Leider kommt es im Spiel zu zweit durch das Hin- und Weglegen der Karten und Plättchen immer zu einigem Verwaltungsaufwand, der nicht optimal ist. Ich tendiere daher bei Orichalkum eher zum Spiel zu Dritt, was vermutlich hier der sweet spot ist.

Final noch ein paar kleinere Anmerkungen:

  • Die vermeintlich „griechische“ Schreibweise der Zahlen auf den Kampfwürfeln ist für viele verwirrend. Die 5 sieht eher aus wie ein „Größer-Gleich-Zeichen“, die 3 wie ein M etc. 
  • Die Spielzug-Übersicht sowie die Beschreibung der Symbole etc. ist schön auf einem Blatt zusammengefasst. Dieses hätte aber ganz klar auf dünnem Karton gedruckt werden müssen, da es häufig genutzt wird. 
  • Die Cover-Gestaltung und der Titel allein hätten mich nicht dazu gebracht, das Spiel ausprobieren zu wollen. Die Gestaltung des Covers im Comicstil suggeriert ein anderes Spiel.
  • Das Gebäude, das einem erlaubt, mehrere Titanen zu besitzen, ist sehr stark. Vielleicht ist es sogar zu stark? Wer dieses besitzt, erhöht seine Siegchance ganz enorm. 
  • Schön, dass die Kreaturen mit Standees daherkommen, allerdings lassen sie sich im Säckchen dafür recht schlecht mischen. 
  • Das Spieltableau bietet zwei Seiten: Die schwierigere Seite ist etwas enger und nicht so einfach vollzupuzzeln. Sie ändert das Spiel aber kaum merkbar.
  • Nicht vergessen: Man hat  nur gewonnen, wenn man neben den fünf Siegpunkten auch kein Monster mehr auf seiner Insel hat. Wer das vergisst, kann böse enttäuscht werden.

Zusammenfassung

Orichalkum ist ein Wettstreit um genau fünf Siegpunkte auf schönem, leichtem Kennerniveau. Durch seinen reizvollen Wettrenncharakter um Siegpunkte entsteht während des Spiels eine interessante Dynamik und zum Spielende kann es ganz schön spannend und eng werden. 

Orichalkum ist – besonders im Spiel zu Zweit – recht interaktiv und man sollte seine Mitspielenden stets im Auge behalten, damit man nicht böse von deren Aktionen überrascht wird. 
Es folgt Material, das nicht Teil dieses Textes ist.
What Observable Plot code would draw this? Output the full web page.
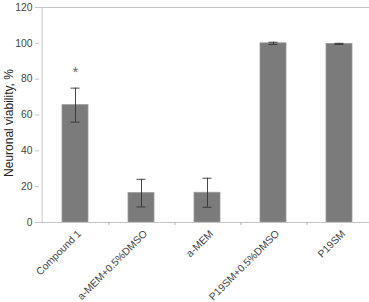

Der Spielablauf ist dabei aber klar gegliedert, leicht verständlich und nicht schwer zu erlernen. Das Spielmaterial unterstützt hier gut und bietet auch Varianz durch immer wieder flexible Zusammenstellungen und Kombinationen. Ob der Wiederspielreiz über eine längere Zeit trägt, ist fraglich.

  • Schöne, zunehmende Dynamik während des Spiels aufgrund des Wettrenncharakters  
  • Klar gegliederter, leicht verständlicher Spielablauf
  • Übersichtliches Spielmaterial, das durch seine große Gestaltung auffällt
  • Kampf gegen Kreaturen, der durch Würfel entschieden wird, als Glückselement manchmal frustrierend 
  • Plötzliches Spielende muss vor Spielstart deutlich vermittelt werden
  • Covergestaltung könnten möglichen Käufer eine andere Art Spiel suggerieren

Aus meiner Spielerperspektive:

Orichalkum hat mich wirklich positiv überrascht, denn aufgrund des Titels und des Covers hatte ich kaum Erwartungen. Das Spiel, das ich dahinter entdecken durfte, macht Spaß und kommt sicherlich immer mal wieder auf den Tisch, weil ich das Wettrennen um die Siegpunkte reizvoll finde. Wenn man selbst oder die Spielrunde auf entsprechende Spiele Lust hat, kann man hier bedenkenlos zugreifen und wird nicht enttäuscht. 

So ganz meinen liebsten Spielgeschmack trifft Orichalkum dabei aber nicht. Das ist aber nicht schlimm – es ist und bleibt dennoch ein gutes Spiel.